1x iSCSI server (on SPA) assisnged with two ip's.

2x HP Procurves 2910al (not stacked as they can't be). Both act as single switch as we do not want to have stacked switch (single unit basiclly)

ESXi hosts with multiple vmkernel ports assinged to iSCSI vSwitch. Two links per switch.

Jumbo frames enabled.

If we connect everything up to a single switch we do get 4 paths per datastore and all is working 100%.

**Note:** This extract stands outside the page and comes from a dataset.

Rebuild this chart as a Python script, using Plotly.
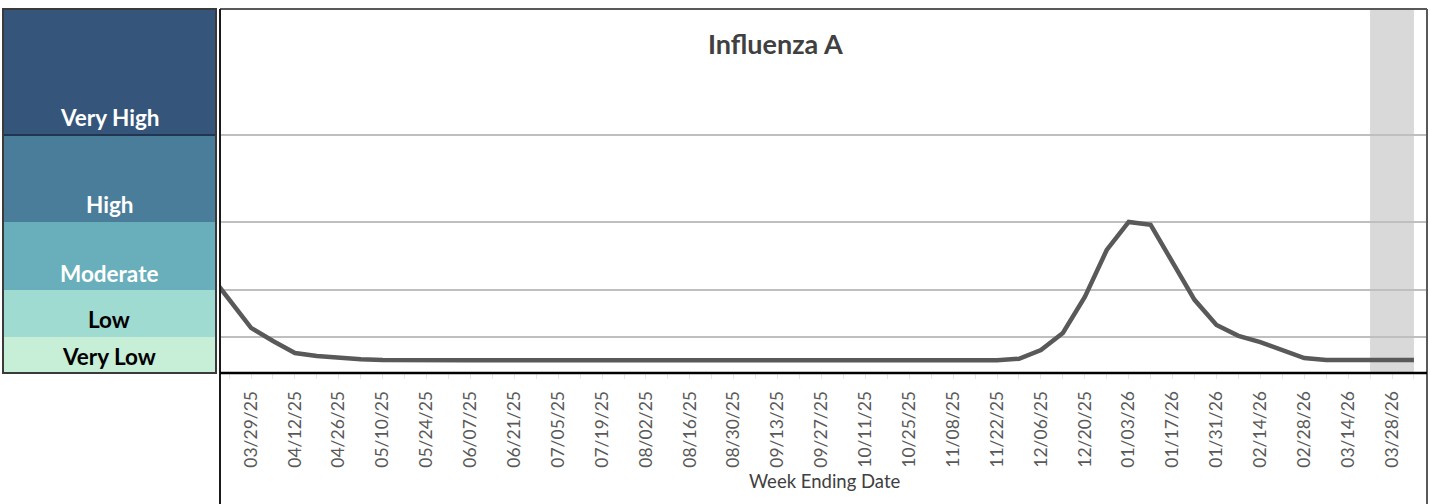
import pandas as pd
import plotly.graph_objects as go

# ---------------- data ----------------
week_ending = pd.date_range("2025-03-15", "2026-04-04", freq="7D")
flu_a = (
    [28.0, 20.3, 12.4, 8.8, 5.5, 4.7, 4.1, 3.8, 3.6]
    + [3.5] * 27
    + [3.5, 3.9, 6.3, 11.0, 20.9, 33.8, 41.5, 40.7, 30.5, 20.1,
       13.2, 10.2, 8.5, 6.3, 4.1, 3.6, 3.6, 3.6, 3.6, 3.6]
)
level_names = ["Very Low", "Low", "Moderate", "High", "Very High"]
level_bounds = [0, 9.9, 22.8, 41.5, 65.4, 100]
level_colors = ["#C7EED7", "#A0DBD1", "#68AEBB", "#4A7D9A", "#35557A"]
level_text_colors = ["black", "black", "white", "white", "white"]
incomplete_start, incomplete_end = "2026-03-21", "2026-04-04"
x_range = ["2025-03-19 10:00", "2026-04-08 04:00"]

# ---------------- layout geometry (pixels) ----------------
W, H = 1430, 504
PL, PR, PT, PB = 221, 1427, 9, 373  # plot area


def px_x(px):
    return (px - PL) / (PR - PL)


def px_y(py):
    return (PB - py) / (PB - PT)


FONT = "Lato"

fig = go.Figure()
fig.add_trace(go.Scatter(
    x=week_ending, y=flu_a, mode="lines",
    line=dict(color="#595959", width=4.5),
    showlegend=False, hoverinfo="x+y",
))

shapes = []
# incomplete-data band
shapes.append(dict(type="rect", xref="x", yref="paper",
                   x0=incomplete_start, x1=incomplete_end, y0=0, y1=1,
                   fillcolor="#D9D9D9", line_width=0, layer="below"))

annotations = []
# left level panel
for i, name in enumerate(level_names):
    lo, hi = level_bounds[i], level_bounds[i + 1]
    shapes.append(dict(type="rect", xref="paper", yref="y",
                       x0=px_x(3), x1=px_x(216), y0=lo, y1=hi,
                       fillcolor=level_colors[i], line_width=0, layer="above"))
    annotations.append(dict(
        xref="paper", yref="y", x=px_x(109), y=lo, yshift=17,
        text="<b>%s</b>" % name, showarrow=False,
        xanchor="center", yanchor="middle",
        font=dict(family=FONT, size=22.5, color=level_text_colors[i]),
    ))
# line between Very High and High
shapes.append(dict(type="line", xref="paper", yref="y",
                   x0=px_x(3), x1=px_x(216), y0=level_bounds[4], y1=level_bounds[4],
                   line=dict(color="#1F3550", width=2), layer="above"))
# panel border
shapes.append(dict(type="rect", xref="paper", yref="paper",
                   x0=px_x(3), x1=px_x(216), y0=0, y1=1,
                   line=dict(color="#3A3A3A", width=2), layer="above"))
# chart border (top, right, left)
shapes.append(dict(type="line", xref="paper", yref="paper",
                   x0=px_x(220), x1=px_x(1427), y0=px_y(9), y1=px_y(9),
                   line=dict(color="#595959", width=2)))
shapes.append(dict(type="line", xref="paper", yref="paper",
                   x0=px_x(1427), x1=px_x(1427), y0=px_y(9), y1=px_y(506),
                   line=dict(color="#595959", width=2)))
shapes.append(dict(type="line", xref="paper", yref="paper",
                   x0=px_x(220), x1=px_x(220), y0=px_y(9), y1=px_y(506),
                   line=dict(color="#1A1A1A", width=2)))
# x axis line
shapes.append(dict(type="line", xref="paper", yref="paper",
                   x0=px_x(220), x1=px_x(1427), y0=0, y1=0,
                   line=dict(color="#000000", width=2.5)))

annotations.append(dict(
    xref="paper", yref="paper", x=px_x(775), y=px_y(43),
    text="<b>Influenza A</b>", showarrow=False,
    xanchor="center", yanchor="middle",
    font=dict(family=FONT, size=27, color="#404040"),
))
annotations.append(dict(
    xref="paper", yref="paper", x=px_x(824), y=px_y(481),
    text="Week Ending Date", showarrow=False,
    xanchor="center", yanchor="middle",
    font=dict(family=FONT, size=18.5, color="#404040"),
))

fig.update_layout(
    width=W, height=H,
    margin=dict(l=PL, r=W - PR, t=PT, b=H - PB, pad=0),
    paper_bgcolor="white", plot_bgcolor="white",
    shapes=shapes, annotations=annotations,
    showlegend=False,
    xaxis=dict(
        type="date", range=x_range,
        tick0="2025-03-29", dtick=14 * 86400000,
        tickformat="%m/%d/%y", tickangle=-90,
        tickfont=dict(family=FONT, size=17.5, color="#595959"),
        ticks="outside", ticklen=5, tickcolor="#E6E6E6", tickwidth=1,
        minor=dict(dtick=7 * 86400000, tick0="2025-03-29",
                   ticks="outside", ticklen=5, tickcolor="#E6E6E6", tickwidth=1),
        ticklabelstandoff=5,
        showgrid=False, zeroline=False, showline=False,
        fixedrange=True,
    ),
    yaxis=dict(
        range=[0, 100], tickvals=level_bounds[1:5],
        showticklabels=False, ticks="",
        showgrid=True, gridcolor="#BFBFBF", gridwidth=1.5,
        zeroline=False, showline=False, fixedrange=True,
    ),
)

fig.write_html(
    "out.html",
    config={"displayModeBar": False},
    post_script="document.body.style.margin='0';document.body.style.overflow='hidden';",
)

Port 5-8 connection to switch 1 (EMC VNXe SPA) and Port 9-12 should be connecting to switch2 (EMC VNXe SPB)
- This is for High Availability
For the ESXi server 02 the following iSCSI vmk IP’s have been assigned.
- Quad NIC card 01:
  - ESX01: Port13 -10.1.1.30 to switch 1
  - ESX01: Port14 -10.1.2.30 to switch 2
- Quad NIC card 02:
  - ESX01: Port15 -10.1.1.31 to switch 1
  - ESX01: Port16 -10.1.2.31 to switch 2
All paths have been redundant configured and you can see that all 4 iSCSI paths on the ESXi do work 100% on load balancing as seen in the single switch configuration(Ports 13-16)
EMC LACP on the switch working 100% (port 5-8)
EMC SPB does not receive any traffic at all. Port 9-12 because only a single iSCSI target has been configured that resides on EMC VNXe SPA
SAN iSCSI configuration: EMC has confirmed below is correct. A support call has been logged with EMC support call reference SR#XXXX (request it from me if rquired).

Ignore the line on the right of the ESX hosts (mistake). Only two lines of course.

Problem being experienced: As soon as we introduce switch2 for redundancy no traffic is being send over switch2 via the connected vmknics. If we rescan the datastores we only see suddenly 2 paths and not anymore 4. If we move all connections to switch2 everything works.

If we connect vmknic 5 & vmknic 7 to switch1 (How it should be)
1. We only can vmkping iSCSI target 10.1.1.10
2. We cannot vmkping iSCSI target 10.1.2.10
If we connect vmknic 4 & vmknic 6 to switch2 (How it should be)
1. We can pint nothing
2. If I manually fail over the ISCSI target IP 10.1.2.10 to SPB (switch2) I suddenly can vmkping iSCSI target 10.1.2.10
If we connect vmknic5 & vmknic4 to switch1
1. We can ping iSCSI IP target 10.1.1.10 & 10.1.2.10
If we connect vmknic6 & vmknic7 to switch2 we cannot ping anything
1. If we manually fail over to SPB (switch2) we cannot ping anything.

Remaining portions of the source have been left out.